The problem of unique disentangling of strong and electromagnetic 
interactions in had\-ro\-nic 
transitions has been a long-standing challenge for 
theorists. All data obtained in high-energy physics experiments, contain a
highly nontrivial interplay of strong and electromagnetic effects, with a
huge difference in the interaction ranges. In addition, there are the
isospin-breaking effects caused by the difference in quark masses that
generally has a non-electromagnetic origin. In the analysis of the 
experimental data, however, one would prefer to unambiguously subtract
all isospin-breaking corrections from the hadronic characteristics 
in order to obtain the quantities defined in "pure QCD", at equal quark
masses -- the case where the most of the theoretical predictions are done.

In the context of $\pi N$ scattering problem, the issue of the 
electromagnetic corrections has been extensively studied by using the
dispersion relations~\cite{Tromborg}, and the potential model~\cite{Rasche}.
The closely related problem of electromagnetic corrections to the 
energy-level shift and decay width to the pionic hydrogen and pionic 
deuterium was analyzed again by using the potential model~\cite{Sigg}.
Both above approaches are based upon the certain assumptions about the
precise mechanism of incorporation of electromagnetic effects in the strong
sector, provided that the details of strong interactions are 
unknown.
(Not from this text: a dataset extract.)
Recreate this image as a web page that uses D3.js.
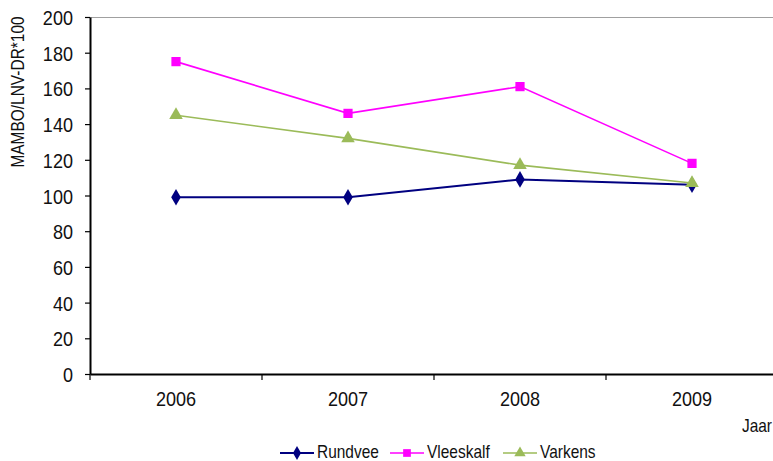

It remains, however, unclear, how 
to estimate the systematic error caused by these assumptions or, in other
words, how to consistently include within these approaches all 
isospin-breaking effects which are present in the Standard Model.
Given the fact, that the above approaches are used for the partial-wave
analysis of $\pi N$ scattering data and the measurements of $\pi^-p$,
$\pi^-d$ atom characteristics that result in the independent determinations 
of values of the $S$-wave $\pi N$ scattering lengths, the consistent
treatment of the isospin-breaking effects might be helpful for understanding
the discrepancies between the results of different analyses. 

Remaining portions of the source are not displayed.